Un partito a vocazione maggioritaria così come pensato e codificato alle origini, i cui pilastri valoriali fondamentali si basano sull’uguaglianza, la libertà e la solidarietà, ha il dovere di ricercare continuamente la sintesi e rendere compatibili, dal punto di vista progettuale e programmatico, sensibilità e priorità diverse tra le correnti di pensiero che lo compongono. Per fare questo, serve un partito dinamico, che sia in grado, attraverso i propri dipartimenti e con il coinvolgimento della comunità scientifica, di approfondire continuamente i temi.

Obiettivi tanto ambiziosi non possono prescindere da un congresso straordinario che rimetta al centro il tutto, un congresso quindi da svolgere in tutte le istanze, chiedendo l’azzeramento di tutti gli organi dirigenti ancora in carica, se pur legittimati, come gli statuti nazionale e regionale prevedono. Un congresso sperimentale che dalla nostra regione possa essere d’esempio e guida per tutto il PD. Molte delle forze e delle persone che nel tempo sono uscite dal PD, che si sono rifugiate nel civismo o che non credono più in noi, possono essere di nuovo coinvolte e motivate nel nostro partito se chiamate a organizzare la speranza per una nuova rinascita.

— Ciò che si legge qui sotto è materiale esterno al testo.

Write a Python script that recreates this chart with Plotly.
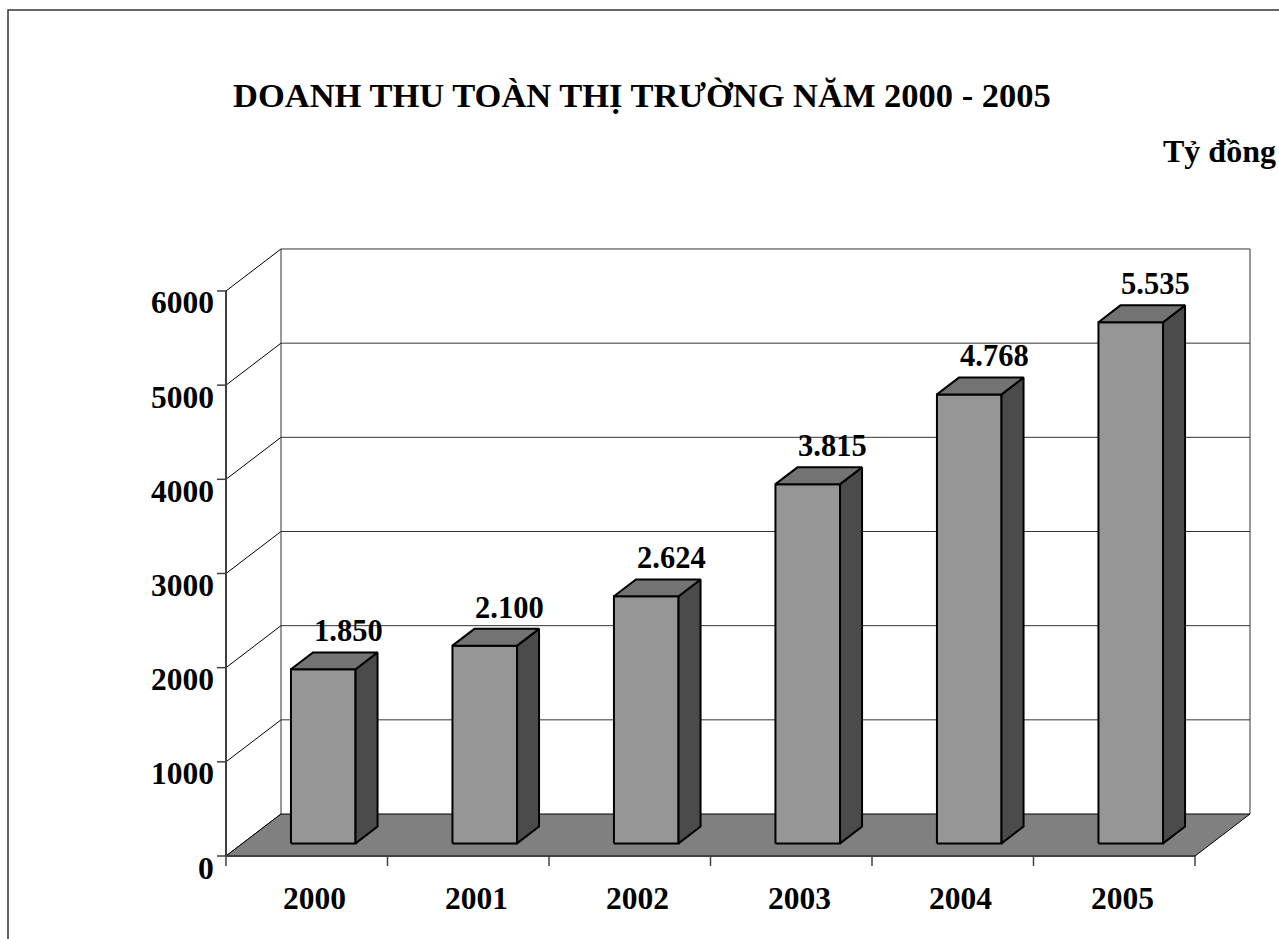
import plotly.graph_objects as go

# ---- data ----
years = ["2000", "2001", "2002", "2003", "2004", "2005"]
revenue = [1850, 2100, 2624, 3815, 4768, 5535]
y_ticks = [0, 1000, 2000, 3000, 4000, 5000, 6000]
title_text = "DOANH THU TOÀN THỊ TRƯỜNG NĂM 2000 - 2005"
unit_text = "Tỷ đồng"

# ---- geometry (pixel scale of the pseudo-3D plot) ----
W, H = 1279, 939
X0_PX, SX = 226, 161.5          # pixel of category 0 edge, px per category
Y0_PX, SY = 856, 94.17 / 1000   # pixel of value 0, px per value unit
DX = 55 / SX                    # depth offset in category units
DY = 42 / SY                    # depth offset in value units
BAR_W = 0.4
BAR_D0, BAR_D1 = 0.3, 0.7
YMAX = 6000
n = len(years)

FONT = "Liberation Serif"
C_FRONT, C_SIDE, C_TOP, C_FLOOR = "#969696", "#4b4b4b", "#737373", "#808080"

fig = go.Figure()

def line_trace(xs, ys, color="#000000", width=1):
    fig.add_trace(go.Scatter(x=xs, y=ys, mode="lines",
                             line=dict(color=color, width=width),
                             hoverinfo="skip", showlegend=False))

def poly(xs, ys, fill, width=2):
    fig.add_trace(go.Scatter(x=xs + [xs[0]], y=ys + [ys[0]], mode="lines",
                             fill="toself", fillcolor=fill,
                             line=dict(color="#000000", width=width),
                             hoverinfo="skip", showlegend=False))

# back wall gridlines
gx, gy = [], []
for v in y_ticks[1:]:
    gx += [DX, n + DX, None]
    gy += [v + DY, v + DY, None]
line_trace(gx, gy, "#333333", 1)
# side wall diagonals
sx_, sy_ = [], []
for v in y_ticks:
    sx_ += [0, DX, None]
    sy_ += [v, v + DY, None]
line_trace(sx_, sy_, "#000000", 1)
# back verticals
line_trace([DX, DX, None, n + DX, n + DX], [DY, YMAX + DY, None, DY, YMAX + DY], "#333333", 1)
# front value axis
line_trace([0, 0], [0, YMAX], "#404040", 2)
# value ticks
tx, ty = [], []
for v in y_ticks:
    tx += [-9 / SX, 0, None]
    ty += [v, v, None]
line_trace(tx, ty, "#404040", 1.5)

# floor
poly([0, n, n + DX, DX], [0, 0, DY, DY], C_FLOOR, 1)
# category axis + ticks
line_trace([0, n], [0, 0], "#404040", 2)
cx, cy = [], []
for i in range(n + 1):
    cx += [i, i, None]
    cy += [0, -10 / SY, None]
line_trace(cx, cy, "#404040", 1.5)

# bars
bdx, bdy = (BAR_D1 - BAR_D0) * DX, (BAR_D1 - BAR_D0) * DY
annotations = []
for i, v in enumerate(revenue):
    xl = i + 0.5 - BAR_W / 2 + BAR_D0 * DX
    xr = xl + BAR_W
    b = BAR_D0 * DY
    t = b + v
    poly([xl, xr, xr, xl], [b, b, t, t], C_FRONT)
    poly([xr, xr + bdx, xr + bdx, xr], [b, b + bdy, t + bdy, t], C_SIDE)
    poly([xl, xr, xr + bdx, xl + bdx], [t, t, t + bdy, t + bdy], C_TOP)
    annotations.append(dict(x=(xl + xr) / 2, y=t, xref="x", yref="y",
                            text=f"{v:,}".replace(",", "."), showarrow=False,
                            xanchor="center", yanchor="middle", xshift=25, yshift=38,
                            font=dict(family=FONT, size=30.5, color="#000000", weight="bold")))

for v in y_ticks:
    annotations.append(dict(x=0, y=v, xref="x", yref="y", text=str(v), showarrow=False,
                            xanchor="right", yanchor="middle", xshift=-10, yshift=-12,
                            font=dict(family=FONT, size=31.5, color="#000000", weight="bold")))
for i, yr in enumerate(years):
    annotations.append(dict(x=i + 0.5, y=0, xref="x", yref="y", text=yr, showarrow=False,
                            xanchor="center", yanchor="middle", xshift=8, yshift=-42,
                            font=dict(family=FONT, size=31.5, color="#000000", weight="bold")))

annotations.append(dict(x=642 / W, y=1 - 95 / H, xref="paper", yref="paper", text=title_text,
                        showarrow=False, xanchor="center", yanchor="middle",
                        font=dict(family=FONT, size=34.5, color="#000000", weight="bold")))
annotations.append(dict(x=1219 / W, y=1 - 151 / H, xref="paper", yref="paper", text=unit_text,
                        showarrow=False, xanchor="center", yanchor="middle",
                        font=dict(family=FONT, size=32, color="#000000", weight="bold")))

fig.update_layout(
    width=W, height=H,
    margin=dict(l=0, r=0, t=0, b=0),
    paper_bgcolor="#ffffff", plot_bgcolor="#ffffff",
    showlegend=False, hovermode=False,
    xaxis=dict(range=[-X0_PX / SX, (W - X0_PX) / SX], visible=False, fixedrange=True),
    yaxis=dict(range=[(Y0_PX - H) / SY, Y0_PX / SY], visible=False, fixedrange=True),
    annotations=annotations,
    shapes=[dict(type="rect", xref="paper", yref="paper",
                 x0=8 / W, x1=1.05, y0=-0.05, y1=1 - 10 / H,
                 line=dict(color="#333333", width=1.5))],
)

fig.write_html("out.html")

L’organizzazione politica del Partito deve essere parallela a quella istituzionale, nella dovuta distinzione dei ruoli: quello d’indirizzo per la politica e quello di governo per le istituzioni.

Le modalità di elezione statutaria degli organismi, anche se pur corretta a Bologna ridando ruolo agli iscritti, è su base competitiva, prevedendo auto candidature e liste contrapposte. In una fase di ricomposizione, se non di ricostruzione, come siamo attualmente in Umbria, continuare con pratiche divisive come quelle statutariamente previste, è un errore. Non servono leadership imposte a maggioranza che creano, per reazione, contrapposizioni e divisioni, ma un congresso che selezioni la migliore classe dirigente ricercando le figure che siano in grado di interpretare al meglio il ruolo assegnato.

Il PD dell’Umbria non può rinunciare a momenti formativi, sia sul piano tecnico gestionale che su quello più eminentemente culturale e filosofico. Il PD del Trasimeno, come avrebbe fortemente voluto chi ci ha prematuramente lasciato, può mettere a disposizione luoghi, organizzazione e risorse per avviare una formazione di base indispensabile a una classe dirigente che vuole tornare a governare l’Umbria e le sue città più importanti, con elementi di qualità che esaltino la nostra visione, sia sul piano culturale che su quello sociale.

I circoli, per quantità e qualità, dovranno essere ripensati. Troppi sono i cambiamenti socio-culturali della contemporaneità per immaginarli luogo immutato della politica. Dovranno essere spazi a disposizione di una comunità, luogo d’incontro, momento d’interazione multidisciplinare tra chi vuole condividere con altri il proprio impegno e la propria partecipazione dentro le dinamiche sociali.

Dipartimenti e Forum dovranno essere riattivati e dovranno essere il luogo del confronto e dell’approfondimento tematico; avranno lo scopo di far crescere competenze e di fornire alla direzione politica tutte le informazioni necessarie, utili prima di ogni decisione. Da questi luoghi di studio, dal confronto rispettoso con i mediatori culturali, economici e sociali, con la migliore società umbra, dovrà venire fuori la nostra idea di regione per i prossimi anni.

Il finanziamento al partito, in assenza di risorse pubbliche, dovrà essere garantito mediante forme integrative di finanziamento, stabilendo però una quota tessera molto più impegnativa rispetto all’attuale. L’iscritto deve poter contare di più ma se può, deve dare di più, in relazione al suo reddito.

Per valorizzare il ruolo degli iscritti e dei sostenitori, dovranno essere pensate forme di partecipazione diretta. Il referendum consultivo, previsto dall’attuale statuto, per esempio non è mai stato attivato. La tanto criticata piattaforma Rosseau dei 5S è un esempio di partecipazione diretta che ha in sé elementi innovativi che non vanno disconosciuti.

Con un pensiero finale, vi dico che se saremo capaci di dare gambe e testa a questa riflessione, il PD dell’Umbria potrà dare un grosso contributo alla ricostruzione di un’area culturale che crede nell’emancipazione, e tornare a essere incubatore d’innovazione e benessere sociale.